As for BHA's untimely cross-motion for partial summary judgment in its favor dismissing plaintiff's second cause of action to recover damages for additional costs it incurred as a result of BHA's alleged architectural malpractice, CPLR 3212 (a) provides that a motion for summary judgment "shall be made no later than one hundred twenty days after the filing of the note of issue, except with leave of court on good cause shown." Absent a showing of good cause for the delay in filing a summary judgment motion, a court lacks the authority to consider even a meritorious, non-prejudicial application for such relief ( see Miceli v State Farm Mut. Auto. Ins. Co. , 3 NY3d 725, 786 NYS2d 379; Brill v City of New York , 2 NY3d 648, 781 NYS2d 261). Moreover, in considering an untimely cross-motion based upon on allegedly identical issues, the Court's search of the record is limited to those causes of action or issues that are the subject of the timely motion ( see Dunham v Hill Co. Constr.

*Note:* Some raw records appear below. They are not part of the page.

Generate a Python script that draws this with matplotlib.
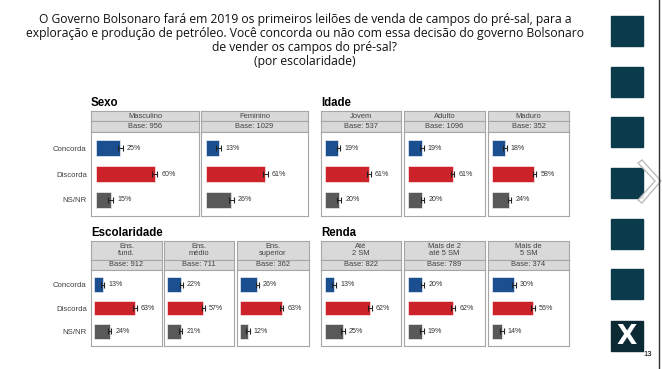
import matplotlib.pyplot as plt
from matplotlib.patches import Rectangle, Polygon

# dados
respostas = ["Concorda", "Discorda", "NS/NR"]
cores = ["#1c4f8f", "#cc2229", "#595959"]

sexo_grupos = ["Masculino", "Feminino"]
sexo_bases = [956, 1029]
sexo_concorda = [25, 13]
sexo_discorda = [60, 61]
sexo_nsnr = [15, 26]

idade_grupos = ["Jovem", "Adulto", "Maduro"]
idade_bases = [537, 1096, 352]
idade_concorda = [19, 19, 18]
idade_discorda = [61, 61, 58]
idade_nsnr = [20, 20, 24]

escol_grupos = ["Ens.\nfund.", "Ens.\nmédio", "Ens.\nsuperior"]
escol_bases = [912, 711, 362]
escol_concorda = [13, 22, 26]
escol_discorda = [63, 57, 63]
escol_nsnr = [24, 21, 12]

renda_grupos = ["Até\n2 SM", "Mais de 2\naté 5 SM", "Mais de\n5 SM"]
renda_bases = [822, 789, 374]
renda_concorda = [13, 20, 30]
renda_discorda = [62, 62, 56]
renda_nsnr = [25, 19, 14]

margem = 2.5

titulo = ("O Governo Bolsonaro fará em 2019 os primeiros leilões de venda de campos do pré-sal, para a\n"
          "exploração e produção de petróleo. Você concorda ou não com essa decisão do governo Bolsonaro\n"
          "de vender os campos do pré-sal?\n(por escolaridade)")

W, H = 662, 369
fig = plt.figure(figsize=(W / 100, H / 100), dpi=100)
plt.rcParams['font.family'] = ['Liberation Sans', 'DejaVu Sans']


def eixo(x0, y0, x1, y1):
    return fig.add_axes([x0 / W, 1 - y1 / H, (x1 - x0) / W, (y1 - y0) / H])


# fundo / decoracao da pagina
fundo = eixo(0, 0, W, H)
fundo.set_xlim(0, W)
fundo.set_ylim(H, 0)
fundo.axis("off")
for y in [16, 67, 117, 168, 219, 269]:
    fundo.add_patch(Rectangle((611, y), 32, 30, color="#0b3a4a"))
fundo.add_patch(Rectangle((611, 321), 32, 30, color="#0b2a33"))
fundo.text(627, 337, "X", color="white", fontsize=19, fontweight="bold",
           ha="center", va="center", family=["DejaVu Sans"])
fundo.plot([659, 659], [0, H], color="#333333", lw=1)
fundo.add_patch(Polygon([(638, 163), (642, 160), (661, 181), (642, 203), (638, 200), (655, 181)],
                        facecolor="white", edgecolor="#b5b5b5", lw=1, alpha=0.9))
fundo.text(648, 355, "13", fontsize=5.5, ha="center", va="center")
fundo.text(305, 40, titulo, ha="center", va="center", fontsize=8.75,
           family=["Open Sans", "DejaVu Sans"], linespacing=1.1, color="#111111")


def painel(nome, tx, grupos, bases, conc, disc, ns, xs, yh, yb, ytop, ybot, rotulos):
    fundo.text(tx, yh - 2.5, nome, fontsize=8.3, fontweight="bold", ha="left", va="bottom")
    for i, (x0, x1) in enumerate(xs):
        cab = eixo(x0, yh, x1, yb)
        cab.set_facecolor("#d9d9d9")
        cab.text(0.5, 0.5, grupos[i], ha="center", va="center", fontsize=5.4,
                 color="#404040", linespacing=1.0, transform=cab.transAxes)
        base = eixo(x0, yb, x1, ytop)
        base.set_facecolor("#d9d9d9")
        base.text(0.5, 0.5, f"Base: {bases[i]}", ha="center", va="center", fontsize=5.4,
                  color="#404040", transform=base.transAxes)
        ax = eixo(x0, ytop, x1, ybot)
        valores = [conc[i], disc[i], ns[i]]
        ax.barh(range(3), valores, height=0.62, color=cores, edgecolor="white", lw=0.4)
        ax.errorbar(valores, range(3), xerr=margem, fmt="none", ecolor="#222222",
                    elinewidth=0.7, capsize=2.3, capthick=0.8)
        for y, v in enumerate(valores):
            ax.annotate(f"{v}%", (v + margem, y), xytext=(3, 0), textcoords="offset points",
                        ha="left", va="center", fontsize=5.1, color="#333333")
        ax.set_xlim(-5, 105)
        ax.set_ylim(2.62, -0.65)
        ax.set_xticks([])
        if rotulos and i == 0:
            ax.set_yticks(range(3))
            ax.set_yticklabels(respostas, fontsize=5.6, color="#404040")
            ax.tick_params(axis="y", length=0, pad=3)
        else:
            ax.set_yticks([])
        for a in (cab, base, ax):
            a.set_xticks([])
            for s in a.spines.values():
                s.set_color("#a6a6a6")
                s.set_linewidth(0.8)
        cab.set_yticks([])
        base.set_yticks([])


painel("Sexo", 91, sexo_grupos, sexo_bases, sexo_concorda, sexo_discorda, sexo_nsnr,
       [(91, 199), (201, 308)], 111, 121, 131.5, 216, True)
painel("Idade", 321, idade_grupos, idade_bases, idade_concorda, idade_discorda, idade_nsnr,
       [(321, 401), (404, 485), (488, 569)], 111, 121, 131.5, 216, False)
painel("Escolaridade", 91, escol_grupos, escol_bases, escol_concorda, escol_discorda, escol_nsnr,
       [(91, 162), (164, 234), (237, 309)], 241, 259.5, 269.5, 346, True)
painel("Renda", 321, renda_grupos, renda_bases, renda_concorda, renda_discorda, renda_nsnr,
       [(321, 401), (404, 485), (488, 569)], 241, 259.5, 269.5, 346, False)

fig.savefig("out.png", dpi=100)
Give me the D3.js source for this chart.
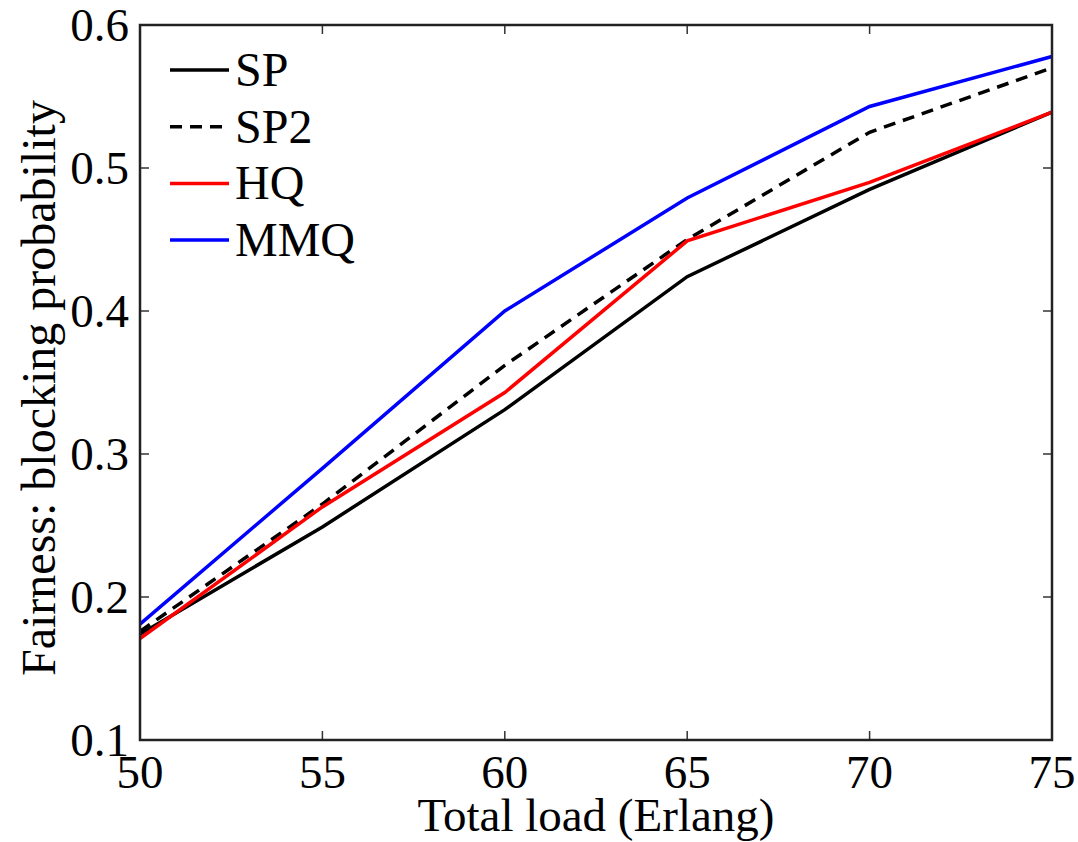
<!DOCTYPE html>
<html>
<head>
<meta charset="utf-8">
<script src="https://cdn.jsdelivr.net/npm/d3@7"></script>
<style>
  body { margin: 0; background: #fff; }
  svg { display: block; font-family: "Liberation Serif", "Times New Roman", serif; }
</style>
</head>
<body>
<svg width="1078" height="842"></svg>
<script>
// load values (Erlang) and the four curves
var loads = [50, 55, 60, 65, 70, 75];
var sp   = [0.174, 0.249, 0.331, 0.424, 0.485, 0.539];
var sp2  = [0.176, 0.265, 0.362, 0.450, 0.525, 0.570];
var hq   = [0.171, 0.263, 0.343, 0.449, 0.490, 0.539];
var mmq  = [0.181, 0.290, 0.400, 0.479, 0.543, 0.578];
var xTicks = [50, 55, 60, 65, 70, 75];
var yTicks = [0.1, 0.2, 0.3, 0.4, 0.5, 0.6];

var series = [
  { name: "SP",  values: sp,  color: "#000", dash: null },
  { name: "SP2", values: sp2, color: "#000", dash: "12,8" },
  { name: "HQ",  values: hq,  color: "#ff0000", dash: null },
  { name: "MMQ", values: mmq, color: "#0000ff", dash: null }
];

var svg = d3.select("svg");
var pLeft = 140, pTop = 25, pRight = 1052, pBottom = 740; // plot box

var x = d3.scaleLinear().domain([50, 75]).range([pLeft, pRight]);
var y = d3.scaleLinear().domain([0.1, 0.6]).range([pBottom, pTop]);

// ticks (inward, all four sides)
var tickLen = 9;
var ticks = svg.append("g").attr("stroke", "#333").attr("stroke-width", 1.5);
xTicks.forEach(function(t) {
  ticks.append("line").attr("x1", x(t)).attr("x2", x(t)).attr("y1", pBottom).attr("y2", pBottom - tickLen);
  ticks.append("line").attr("x1", x(t)).attr("x2", x(t)).attr("y1", pTop).attr("y2", pTop + tickLen);
});
yTicks.forEach(function(t) {
  ticks.append("line").attr("x1", pLeft).attr("x2", pLeft + tickLen).attr("y1", y(t)).attr("y2", y(t));
  ticks.append("line").attr("x1", pRight).attr("x2", pRight - tickLen).attr("y1", y(t)).attr("y2", y(t));
});

// lines
var line = d3.line()
  .x(function(d, i) { return x(loads[i]); })
  .y(function(d) { return y(d); });

series.forEach(function(s) {
  svg.append("path")
    .datum(s.values)
    .attr("fill", "none")
    .attr("stroke", s.color)
    .attr("stroke-width", 3.5)
    .attr("stroke-dasharray", s.dash)
    .attr("d", line);
});

// box
svg.append("rect")
  .attr("x", pLeft).attr("y", pTop)
  .attr("width", pRight - pLeft).attr("height", pBottom - pTop)
  .attr("fill", "none").attr("stroke", "#222").attr("stroke-width", 2.5);

// tick labels
svg.append("g").selectAll("text").data(xTicks).enter().append("text")
  .attr("x", function(d) { return x(d); })
  .attr("y", 788)
  .attr("text-anchor", "middle")
  .attr("font-size", 47)
  .text(function(d) { return d; });

svg.append("g").selectAll("text").data(yTicks).enter().append("text")
  .attr("x", 129)
  .attr("y", function(d) { return y(d) + 16; })
  .attr("text-anchor", "end")
  .attr("font-size", 47)
  .text(function(d) { return d3.format(".1f")(d); });

// axis titles
svg.append("text")
  .attr("x", 596).attr("y", 831)
  .attr("text-anchor", "middle")
  .attr("font-size", 47)
  .text("Total load (Erlang)");

svg.append("text")
  .attr("transform", "translate(55,388) rotate(-90)")
  .attr("text-anchor", "middle")
  .attr("font-size", 48)
  .text("Fairness: blocking probability");

// legend
var legend = svg.append("g");
series.forEach(function(s, i) {
  var ly = 70 + i * 56.7;
  legend.append("line")
    .attr("x1", 170).attr("x2", 229).attr("y1", ly).attr("y2", ly)
    .attr("stroke", s.color).attr("stroke-width", 3.5)
    .attr("stroke-dasharray", s.dash);
  legend.append("text")
    .attr("x", 235).attr("y", ly + 16)
    .attr("font-size", 48)
    .text(s.name);
});
</script>
</body>
</html>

Co. , 89 NY2d 425. 654 NYS2d 335; Whitehead v City of New York , 79 AD3d 858, 913 NYS2d 697 [2d Dept 2010]). Here, BHA concedes that its motion was made more than 120 days after the filing of the note of issue, and fails to demonstrate good cause for the delay. Moreover, BHA's cross-motion, which seeks dismissal of plaintiff's second cause of action for professional malpractice predicated upon plaintiff's alleged status as a third-party beneficiary of BHA's agreement with WBPL, is not based upon issues nearly identical to those raised in WBPL's motion ( see Tapia v Predential Richard Albert Realtors , 79 AD3d 735, 911 NYS2d 919 [2d Dept 2010]; Podlaski v Long Is. Panelling Ctr. of Centereach, Inc. , 58 AD3d 825, 837 NYS2d 109 [2d Dept 2009]; Bickelman v Herill Bowling Corp. , 49 AD3d 578, 853 NYS2d 383 [2d Dept 2008]). Accordingly, BHA's cross-motion for summary judgment in its favor dismissing plaintiff's second cause of action is denied.